--- SHORT PROBLEM ---
Consider the records below. How many of their lines include the word "this"? State the number and nothing else.

--- RAW DATA ---

▼▼▼

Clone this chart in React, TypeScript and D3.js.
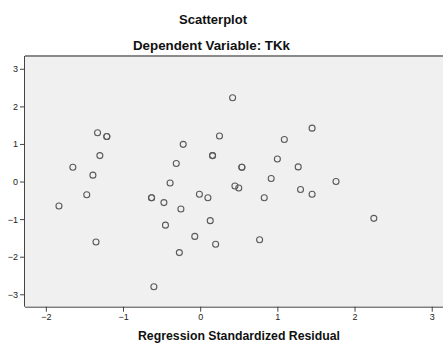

▲▲▲
▼▼▼

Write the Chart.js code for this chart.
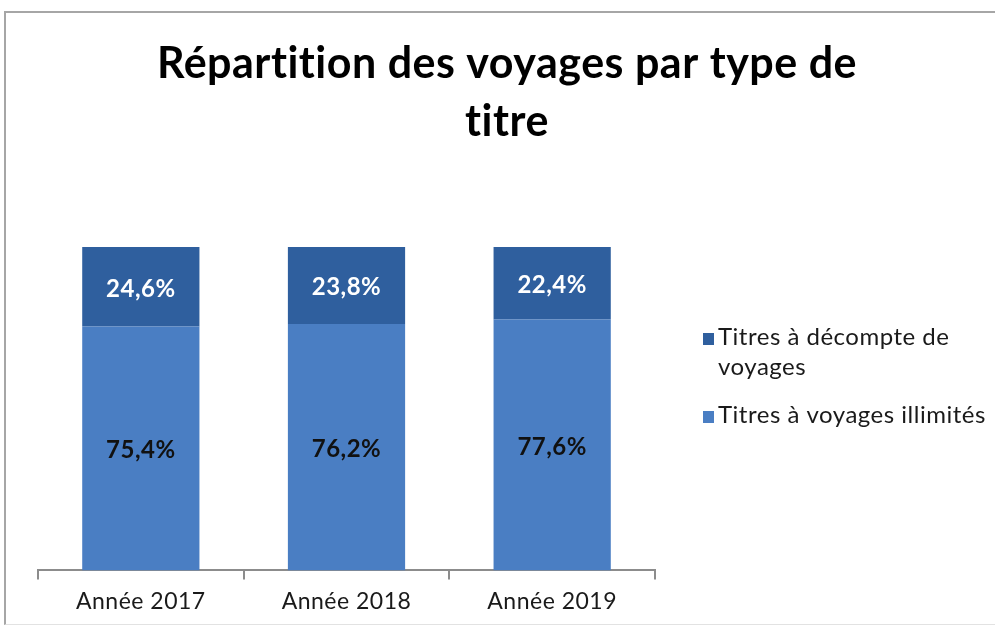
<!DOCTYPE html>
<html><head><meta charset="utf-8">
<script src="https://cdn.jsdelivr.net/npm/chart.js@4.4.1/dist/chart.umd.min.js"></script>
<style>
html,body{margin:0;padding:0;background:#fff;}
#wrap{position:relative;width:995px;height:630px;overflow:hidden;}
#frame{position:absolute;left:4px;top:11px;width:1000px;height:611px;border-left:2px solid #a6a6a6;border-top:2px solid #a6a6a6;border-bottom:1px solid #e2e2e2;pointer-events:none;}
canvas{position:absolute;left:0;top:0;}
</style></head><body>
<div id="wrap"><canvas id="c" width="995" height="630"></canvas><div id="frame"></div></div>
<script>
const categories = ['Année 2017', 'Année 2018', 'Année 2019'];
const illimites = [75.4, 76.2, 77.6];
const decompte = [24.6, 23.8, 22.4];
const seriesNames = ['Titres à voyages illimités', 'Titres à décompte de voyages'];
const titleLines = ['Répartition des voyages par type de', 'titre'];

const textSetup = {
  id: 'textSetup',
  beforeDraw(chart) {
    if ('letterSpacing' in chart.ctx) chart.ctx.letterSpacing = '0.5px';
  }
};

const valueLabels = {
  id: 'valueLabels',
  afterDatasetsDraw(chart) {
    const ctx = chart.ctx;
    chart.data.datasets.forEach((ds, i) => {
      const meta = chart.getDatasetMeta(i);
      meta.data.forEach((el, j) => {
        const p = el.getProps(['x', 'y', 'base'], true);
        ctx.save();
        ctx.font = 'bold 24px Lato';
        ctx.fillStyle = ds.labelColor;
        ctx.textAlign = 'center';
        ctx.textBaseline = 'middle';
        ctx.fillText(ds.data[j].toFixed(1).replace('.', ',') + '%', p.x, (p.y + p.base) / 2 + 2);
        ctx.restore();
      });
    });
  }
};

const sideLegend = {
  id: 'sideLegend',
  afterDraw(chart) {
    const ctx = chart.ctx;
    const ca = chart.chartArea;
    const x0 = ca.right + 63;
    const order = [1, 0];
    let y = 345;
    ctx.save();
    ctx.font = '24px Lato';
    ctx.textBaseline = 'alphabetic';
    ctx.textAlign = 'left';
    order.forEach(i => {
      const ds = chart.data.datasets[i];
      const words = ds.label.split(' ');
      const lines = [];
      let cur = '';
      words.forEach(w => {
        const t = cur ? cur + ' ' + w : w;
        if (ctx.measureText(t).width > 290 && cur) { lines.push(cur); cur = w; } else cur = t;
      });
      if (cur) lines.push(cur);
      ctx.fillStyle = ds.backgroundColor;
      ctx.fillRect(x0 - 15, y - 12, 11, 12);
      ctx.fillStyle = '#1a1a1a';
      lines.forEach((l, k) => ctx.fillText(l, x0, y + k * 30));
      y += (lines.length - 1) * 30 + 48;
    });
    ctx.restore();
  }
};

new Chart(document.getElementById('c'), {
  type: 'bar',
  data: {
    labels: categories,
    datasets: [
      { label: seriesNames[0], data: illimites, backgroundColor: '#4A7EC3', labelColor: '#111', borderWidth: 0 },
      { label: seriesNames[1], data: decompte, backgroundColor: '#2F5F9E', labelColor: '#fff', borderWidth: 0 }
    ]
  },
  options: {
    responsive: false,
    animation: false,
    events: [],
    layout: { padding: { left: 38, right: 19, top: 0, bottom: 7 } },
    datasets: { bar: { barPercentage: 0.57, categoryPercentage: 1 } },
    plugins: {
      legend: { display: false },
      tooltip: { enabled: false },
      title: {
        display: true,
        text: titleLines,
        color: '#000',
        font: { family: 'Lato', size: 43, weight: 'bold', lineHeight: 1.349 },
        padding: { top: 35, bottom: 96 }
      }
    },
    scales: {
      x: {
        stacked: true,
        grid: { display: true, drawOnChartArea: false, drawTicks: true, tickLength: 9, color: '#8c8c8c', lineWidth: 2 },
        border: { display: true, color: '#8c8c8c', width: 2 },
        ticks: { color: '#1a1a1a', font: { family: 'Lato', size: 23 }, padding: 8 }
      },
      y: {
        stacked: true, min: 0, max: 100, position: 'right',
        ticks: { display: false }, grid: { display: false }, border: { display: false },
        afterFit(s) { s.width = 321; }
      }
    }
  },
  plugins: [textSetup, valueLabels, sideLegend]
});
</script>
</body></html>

▲▲▲

--- RIGHT ANSWER ---
2